Could you show where anyone said there weren’t sick people who adopted and weren’t adoptees who had an awful childhood? I don’t think anyone said that.
In fact I hate those adoptive parents who adopted for the wrong reasons and did not support their adoptive children in every way possible (beyond just providing them with finances). It gives all adoptive parents and people looking into adoption a bad name. Similar to those young mothers who neglect their children giving other young mothers a bad name. Not everyone fits a stereotype.
Holly, Victoria and Sad Adoptee I am sorry you and your loved ones were mistreated.
What brought that up for me was this statement you made, ” you seem to have an issue with the vetting of adoptive parents process. Those who know of or have gone through the process know that it is very extensive even more so for Foster Parents.”
no you didn’t say anything else. But I see it on other sites, other blogs all the time.

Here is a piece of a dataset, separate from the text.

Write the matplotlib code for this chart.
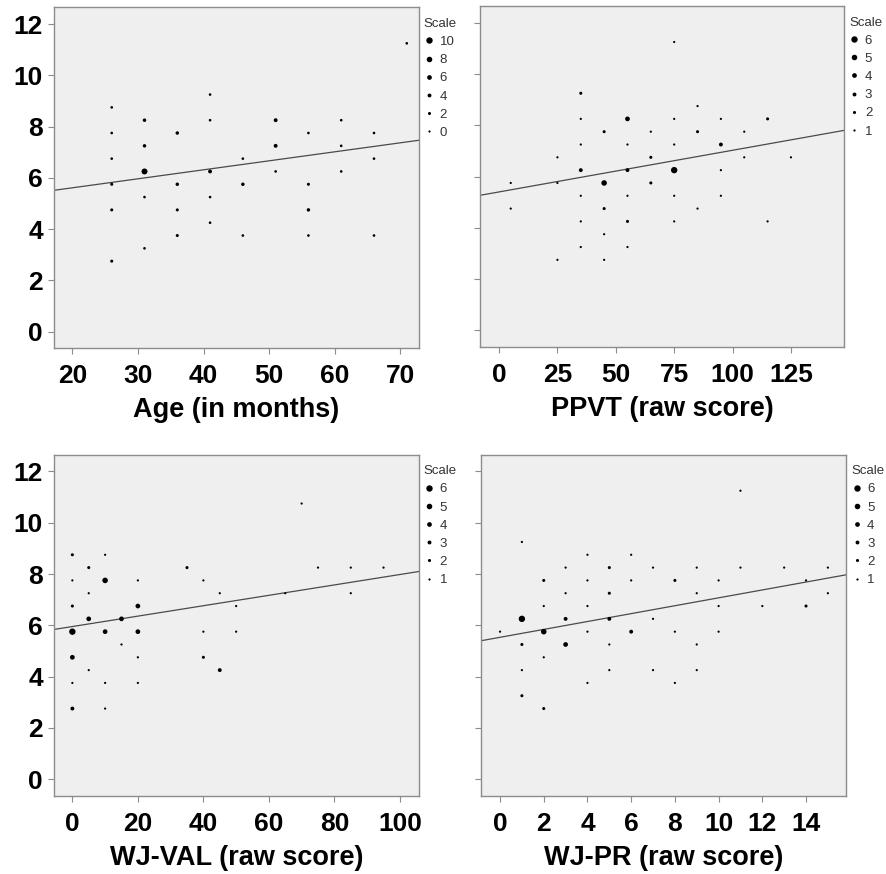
import numpy as np
import matplotlib.pyplot as plt
from matplotlib.lines import Line2D

plt.rcParams['font.family'] = ['Liberation Sans', 'DejaVu Sans']

# Age (in months): x, y, number of cases at that point
age_x = [26, 26, 26, 26, 26, 26,
         31, 31, 31, 31, 31,
         36, 36, 36, 36,
         41, 41, 41, 41, 41,
         46, 46, 46,
         51, 51, 51,
         56, 56, 56, 56,
         61, 61, 61,
         66, 66, 66,
         71]
age_y = [8.75, 7.75, 6.75, 5.75, 4.75, 2.75,
         8.25, 7.25, 6.25, 5.25, 3.25,
         7.75, 5.75, 4.75, 3.75,
         9.25, 8.25, 6.25, 5.25, 4.25,
         6.75, 5.75, 3.75,
         8.25, 7.25, 6.25,
         7.75, 5.75, 4.75, 3.75,
         8.25, 7.25, 6.25,
         7.75, 6.75, 3.75,
         11.25]
age_n = [1, 1, 1, 2, 2, 2,
         3, 3, 9, 1, 1,
         3, 3, 2, 2,
         1, 1, 4, 1, 1,
         1, 3, 1,
         4, 4, 1,
         1, 2, 3, 1,
         1, 1, 1,
         1, 1, 1,
         1]

# PPVT (raw score)
ppvt_x = [5, 5,
          25, 25, 25,
          35, 35, 35, 35, 35, 35, 35,
          45, 45, 45, 45, 45,
          55, 55, 55, 55, 55, 55,
          65, 65, 65,
          75, 75, 75, 75, 75, 75,
          85, 85, 85,
          95, 95, 95, 95,
          105, 105,
          115, 115,
          125]
ppvt_y = [5.75, 4.75,
          6.75, 5.75, 2.75,
          9.25, 8.25, 7.25, 6.25, 5.25, 4.25, 3.25,
          7.75, 5.75, 4.75, 3.75, 2.75,
          8.25, 7.25, 6.25, 5.25, 4.25, 3.25,
          7.75, 6.75, 5.75,
          11.25, 8.25, 7.25, 6.25, 5.25, 4.25,
          8.75, 7.75, 4.75,
          8.25, 7.25, 6.25, 5.25,
          7.75, 6.75,
          8.25, 4.25,
          6.75]
ppvt_n = [1, 1,
          1, 1, 1,
          2, 1, 1, 3, 1, 1, 1,
          2, 5, 2, 1, 1,
          4, 1, 3, 1, 2, 1,
          1, 2, 2,
          1, 1, 1, 6, 1, 1,
          1, 2, 1,
          1, 3, 1, 1,
          1, 1,
          2, 1,
          1]

# WJ-VAL (raw score)
val_x = [0, 0, 0, 0, 0, 0, 0,
         5, 5, 5, 5,
         10, 10, 10, 10, 10,
         15, 15,
         20, 20, 20, 20, 20,
         35,
         40, 40, 40,
         45, 45,
         50, 50,
         65, 70, 75,
         85, 85,
         95]
val_y = [8.75, 7.75, 6.75, 5.75, 4.75, 3.75, 2.75,
         8.25, 7.25, 6.25, 4.25,
         8.75, 7.75, 5.75, 3.75, 2.75,
         6.25, 5.25,
         7.75, 6.75, 5.75, 4.75, 3.75,
         8.25,
         7.75, 5.75, 4.75,
         7.25, 4.25,
         6.75, 5.75,
         7.25, 10.75, 8.25,
         8.25, 7.25,
         8.25]
val_n = [2, 1, 2, 6, 4, 1, 3,
         2, 1, 4, 1,
         1, 5, 4, 1, 1,
         4, 1,
         1, 4, 4, 1, 1,
         2,
         1, 1, 2,
         1, 3,
         1, 1,
         1, 1, 1,
         1, 1,
         1]

# WJ-PR (raw score)
pr_x = [0,
        1, 1, 1, 1, 1,
        2, 2, 2, 2, 2,
        3, 3, 3, 3,
        4, 4, 4, 4, 4,
        5, 5, 5, 5, 5,
        6, 6, 6,
        7, 7, 7,
        8, 8, 8,
        9, 9, 9, 9,
        10, 10, 10,
        11, 11,
        12, 13,
        14, 14,
        15, 15]
pr_y = [5.75,
        9.25, 6.25, 5.25, 4.25, 3.25,
        7.75, 6.75, 5.75, 4.75, 2.75,
        8.25, 7.25, 6.25, 5.25,
        8.75, 7.75, 6.75, 5.75, 3.75,
        8.25, 7.25, 6.25, 5.25, 4.25,
        8.75, 7.75, 5.75,
        8.25, 6.25, 4.25,
        7.75, 5.75, 3.75,
        8.25, 7.25, 5.25, 4.25,
        7.75, 6.75, 5.75,
        11.25, 8.25,
        6.75, 8.25,
        7.75, 6.75,
        8.25, 7.25]
pr_n = [1,
        1, 6, 2, 1, 2,
        2, 1, 5, 1, 2,
        1, 1, 3, 4,
        1, 1, 1, 1, 1,
        2, 2, 3, 1, 1,
        1, 1, 3,
        1, 1, 1,
        2, 1, 1,
        1, 1, 1, 1,
        1, 1, 1,
        1, 1,
        1, 1,
        1, 2,
        1, 1]

# fit lines: intercept, slope
age_fit = (4.91, 0.0351)
ppvt_fit = (5.40, 0.01625)
val_fit = (5.95, 0.0203)
pr_fit = (5.53, 0.154)

age_scale = [10, 8, 6, 4, 2, 0]
count_scale = [6, 5, 4, 3, 2, 1]


def dot_diam(n, lo, hi):
    return 1.6 + (np.asarray(n) - lo) / (hi - lo) * 3.0


fig = plt.figure(figsize=(8.87, 8.74), dpi=100)

panels = [
    ([0.0609, 0.6015, 0.411, 0.390], age_x, age_y, age_n, age_fit, age_scale,
     (17.2, 72.8), np.arange(20, 71, 10), "Age (in months)", True),
    ([0.5412, 0.6030, 0.410, 0.390], ppvt_x, ppvt_y, ppvt_n, ppvt_fit, count_scale,
     (-8.14, 147.6), np.arange(0, 126, 25), "PPVT (raw score)", False),
    ([0.0609, 0.0896, 0.411, 0.390], val_x, val_y, val_n, val_fit, count_scale,
     (-5.6, 105.7), np.arange(0, 101, 20), "WJ-VAL (raw score)", True),
    ([0.5428, 0.0896, 0.411, 0.390], pr_x, pr_y, pr_n, pr_fit, count_scale,
     (-0.85, 15.83), np.arange(0, 15, 2), "WJ-PR (raw score)", False),
]

for rect, x, y, n, fit, scale, xlim, xticks, xlabel, show_y in panels:
    ax = fig.add_axes(rect)
    ax.set_facecolor("#efefef")
    lo, hi = min(scale), max(scale)
    ax.scatter(x, y, s=dot_diam(n, lo, hi) ** 2, color="black", linewidths=0, zorder=3)
    ax.axline((0, fit[0]), slope=fit[1], color="#4a4a4a", lw=0.9, zorder=2)

    ax.set_xlim(xlim)
    ax.set_ylim(-0.65, 12.65)
    ax.set_xticks(xticks)
    ax.set_yticks(np.arange(0, 13, 2))
    if not show_y:
        ax.set_yticklabels([])
    for sp in ax.spines.values():
        sp.set_color("#8c8c8c")
        sp.set_linewidth(1.0)
    ax.tick_params(length=4, width=0.8, color="#8c8c8c", labelsize=19)
    ax.tick_params(axis="x", pad=7.5)
    ax.tick_params(axis="y", pad=4)
    for lab in ax.get_xticklabels() + ax.get_yticklabels():
        lab.set_fontweight("bold")
    ax.set_xlabel(xlabel, fontsize=19.5, fontweight="bold", labelpad=6.5)

    handles = [Line2D([], [], ls="none", marker="o", color="black",
                      markersize=dot_diam(v, lo, hi), markeredgewidth=0)
               for v in scale]
    leg = ax.legend(handles, [str(v) for v in scale], title="Scale",
                    loc="upper left", bbox_to_anchor=(1.0, 0.985),
                    frameon=False, fontsize=9.5, title_fontsize=9.5,
                    handlelength=0.8, handletextpad=0.4, labelspacing=0.45,
                    borderaxespad=0.3, borderpad=0.1, alignment="left")
    for t in leg.get_texts():
        t.set_color("#333333")
    leg.get_title().set_color("#333333")

fig.savefig("out.png", dpi=100)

But as far as this goes, my biggest issue is CPS and foster care. I can see how it may happen in private adoption or through an agency. But children are in foster care because CPS “knows” the first family is no good for whatever reason. Every parent involved in CPS has to have a psychological evaluation and a lot of times therapy. But they don’t expect that from the foster parents. They have the opportunity and the obligation to watch these families and protect these children and a lot of times they fail miserably.
Fair point Victoria on Foster Care about not wanting to take a child from one bad home only to put them in another. I do know that the training process is intense for Foster Care depending upon the state not necessarily everyone passes. But that doesn’t mean bad parents will all be weeded out. Which is unfortunate but a reality.
Yes, sadly they still get through. Though I know a lot of good foster parents, too. My second son was adopted by a wonderful woman. I truly feel like we are an extended family. I’m not scared to talk to her about how I feel. 🙂
But in all fairness on this foster care thing, my county is extremely corrupt. 🙁 I know there are other corrupt places too. But I also know there are social workers that take their job very seriously and do everything they can to make sure children are in a safe loving home. I just wish they were all like that.
I also wanted to ask, do you have a blog? are you in reunion with your first family? I am so sorry about what happened to you. I wish they were better able to weed the psychos out of adoption when it does happen.
I’m so sorry this caused the trauma of relinquishment to surface Claude. I agree with you that its beneficial to be able to identify what’s going on when those feelings arise, and that women (and adoptees) who don’t first understand that a trauma has occurred are not able to make the necessary connection to the original trauma and therefor are less able to adddress the situation or feelings in a way that’s helpful.
It seems clear to me as well that what you experienced had to do entirely with relinquishment. I have real trouble with people reading the post and then demanding that their grief be acknowledged instead of simply acknowledging yours.